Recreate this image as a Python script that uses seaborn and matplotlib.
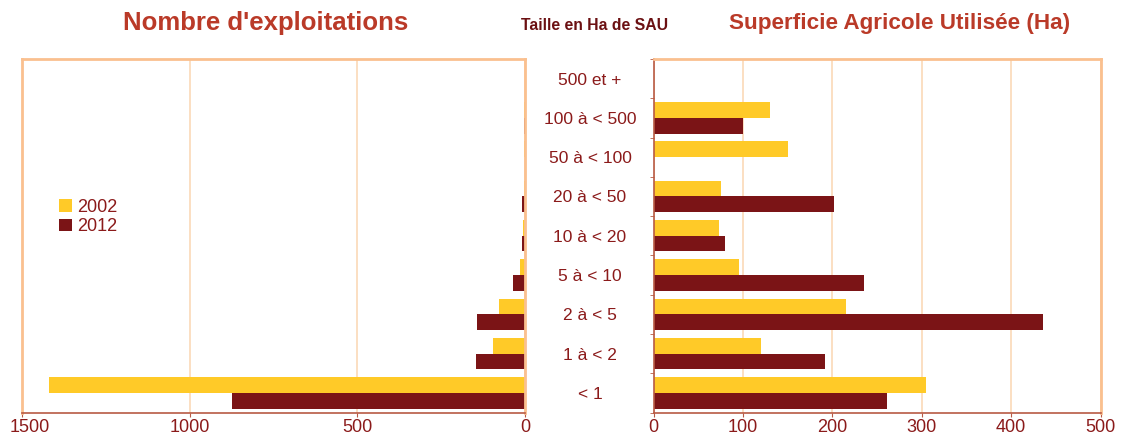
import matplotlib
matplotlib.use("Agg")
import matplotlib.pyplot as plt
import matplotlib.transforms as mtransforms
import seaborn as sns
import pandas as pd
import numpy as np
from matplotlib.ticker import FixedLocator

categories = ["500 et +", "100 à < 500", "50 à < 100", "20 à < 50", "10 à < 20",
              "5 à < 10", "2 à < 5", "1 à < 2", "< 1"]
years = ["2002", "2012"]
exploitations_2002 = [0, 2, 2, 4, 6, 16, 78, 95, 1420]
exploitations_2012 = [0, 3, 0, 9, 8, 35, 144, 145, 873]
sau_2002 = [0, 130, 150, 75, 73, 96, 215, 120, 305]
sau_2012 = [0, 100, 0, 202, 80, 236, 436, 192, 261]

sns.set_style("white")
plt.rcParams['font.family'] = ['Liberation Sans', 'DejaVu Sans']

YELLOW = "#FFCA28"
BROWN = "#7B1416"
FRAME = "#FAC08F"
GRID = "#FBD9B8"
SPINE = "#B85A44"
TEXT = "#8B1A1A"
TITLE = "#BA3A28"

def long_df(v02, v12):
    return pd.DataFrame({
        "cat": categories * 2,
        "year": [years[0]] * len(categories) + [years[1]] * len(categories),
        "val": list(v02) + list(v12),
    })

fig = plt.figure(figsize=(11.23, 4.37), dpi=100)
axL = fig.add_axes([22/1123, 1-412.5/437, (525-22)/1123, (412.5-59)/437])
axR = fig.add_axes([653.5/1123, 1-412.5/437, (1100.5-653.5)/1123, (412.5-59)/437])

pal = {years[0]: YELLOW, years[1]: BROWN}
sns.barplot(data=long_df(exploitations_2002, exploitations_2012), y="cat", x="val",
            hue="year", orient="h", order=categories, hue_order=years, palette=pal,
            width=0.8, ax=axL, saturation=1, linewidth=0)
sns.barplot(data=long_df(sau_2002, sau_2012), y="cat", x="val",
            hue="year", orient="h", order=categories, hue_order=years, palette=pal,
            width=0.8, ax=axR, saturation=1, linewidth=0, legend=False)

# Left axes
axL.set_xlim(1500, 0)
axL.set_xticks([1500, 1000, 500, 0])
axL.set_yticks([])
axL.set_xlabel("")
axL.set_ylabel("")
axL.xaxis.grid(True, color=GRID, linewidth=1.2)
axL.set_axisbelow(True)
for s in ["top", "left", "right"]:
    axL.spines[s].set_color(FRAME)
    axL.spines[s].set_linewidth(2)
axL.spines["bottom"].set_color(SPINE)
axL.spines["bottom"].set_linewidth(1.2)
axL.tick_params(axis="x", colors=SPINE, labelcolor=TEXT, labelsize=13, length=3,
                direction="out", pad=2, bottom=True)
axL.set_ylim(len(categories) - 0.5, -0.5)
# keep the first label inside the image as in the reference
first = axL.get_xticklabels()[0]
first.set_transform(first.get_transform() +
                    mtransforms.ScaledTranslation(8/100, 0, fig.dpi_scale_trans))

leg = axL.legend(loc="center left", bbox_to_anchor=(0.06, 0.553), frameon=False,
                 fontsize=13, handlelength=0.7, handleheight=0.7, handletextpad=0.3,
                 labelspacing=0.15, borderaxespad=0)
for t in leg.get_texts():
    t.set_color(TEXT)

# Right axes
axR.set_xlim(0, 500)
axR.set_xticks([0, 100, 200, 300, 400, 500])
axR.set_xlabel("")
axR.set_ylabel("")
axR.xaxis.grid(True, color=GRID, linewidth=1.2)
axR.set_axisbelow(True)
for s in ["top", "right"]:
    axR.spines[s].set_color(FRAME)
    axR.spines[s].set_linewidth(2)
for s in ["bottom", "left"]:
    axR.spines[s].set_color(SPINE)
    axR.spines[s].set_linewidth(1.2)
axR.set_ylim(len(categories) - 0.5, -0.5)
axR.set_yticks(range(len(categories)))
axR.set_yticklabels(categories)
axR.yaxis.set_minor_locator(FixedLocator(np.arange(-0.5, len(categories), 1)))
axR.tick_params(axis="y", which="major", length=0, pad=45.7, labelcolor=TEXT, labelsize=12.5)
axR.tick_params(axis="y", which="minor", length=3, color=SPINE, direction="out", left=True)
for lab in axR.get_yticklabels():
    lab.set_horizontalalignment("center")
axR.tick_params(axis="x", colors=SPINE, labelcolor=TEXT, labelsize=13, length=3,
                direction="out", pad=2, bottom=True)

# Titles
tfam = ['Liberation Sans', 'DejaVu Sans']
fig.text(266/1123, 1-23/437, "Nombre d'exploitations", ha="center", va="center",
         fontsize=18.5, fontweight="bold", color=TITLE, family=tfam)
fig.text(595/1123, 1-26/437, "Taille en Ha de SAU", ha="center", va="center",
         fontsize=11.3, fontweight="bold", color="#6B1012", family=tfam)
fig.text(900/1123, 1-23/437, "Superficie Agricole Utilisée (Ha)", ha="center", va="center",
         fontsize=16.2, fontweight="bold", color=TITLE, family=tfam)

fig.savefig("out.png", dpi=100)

→ Task description: Quote, exactly and only, the lines from the first line of the data above through the line containing "1-412.5/437, (1100.5-653.5)/1123, (412.5-59)/437])". The pictures do not belong in it.

→ Full response:
Recreate this image as a Python script that uses seaborn and matplotlib.
import matplotlib
matplotlib.use("Agg")
import matplotlib.pyplot as plt
import matplotlib.transforms as mtransforms
import seaborn as sns
import pandas as pd
import numpy as np
from matplotlib.ticker import FixedLocator

categories = ["500 et +", "100 à < 500", "50 à < 100", "20 à < 50", "10 à < 20",
              "5 à < 10", "2 à < 5", "1 à < 2", "< 1"]
years = ["2002", "2012"]
exploitations_2002 = [0, 2, 2, 4, 6, 16, 78, 95, 1420]
exploitations_2012 = [0, 3, 0, 9, 8, 35, 144, 145, 873]
sau_2002 = [0, 130, 150, 75, 73, 96, 215, 120, 305]
sau_2012 = [0, 100, 0, 202, 80, 236, 436, 192, 261]

sns.set_style("white")
plt.rcParams['font.family'] = ['Liberation Sans', 'DejaVu Sans']

YELLOW = "#FFCA28"
BROWN = "#7B1416"
FRAME = "#FAC08F"
GRID = "#FBD9B8"
SPINE = "#B85A44"
TEXT = "#8B1A1A"
TITLE = "#BA3A28"

def long_df(v02, v12):
    return pd.DataFrame({
        "cat": categories * 2,
        "year": [years[0]] * len(categories) + [years[1]] * len(categories),
        "val": list(v02) + list(v12),
    })

fig = plt.figure(figsize=(11.23, 4.37), dpi=100)
axL = fig.add_axes([22/1123, 1-412.5/437, (525-22)/1123, (412.5-59)/437])
axR = fig.add_axes([653.5/1123, 1-412.5/437, (1100.5-653.5)/1123, (412.5-59)/437])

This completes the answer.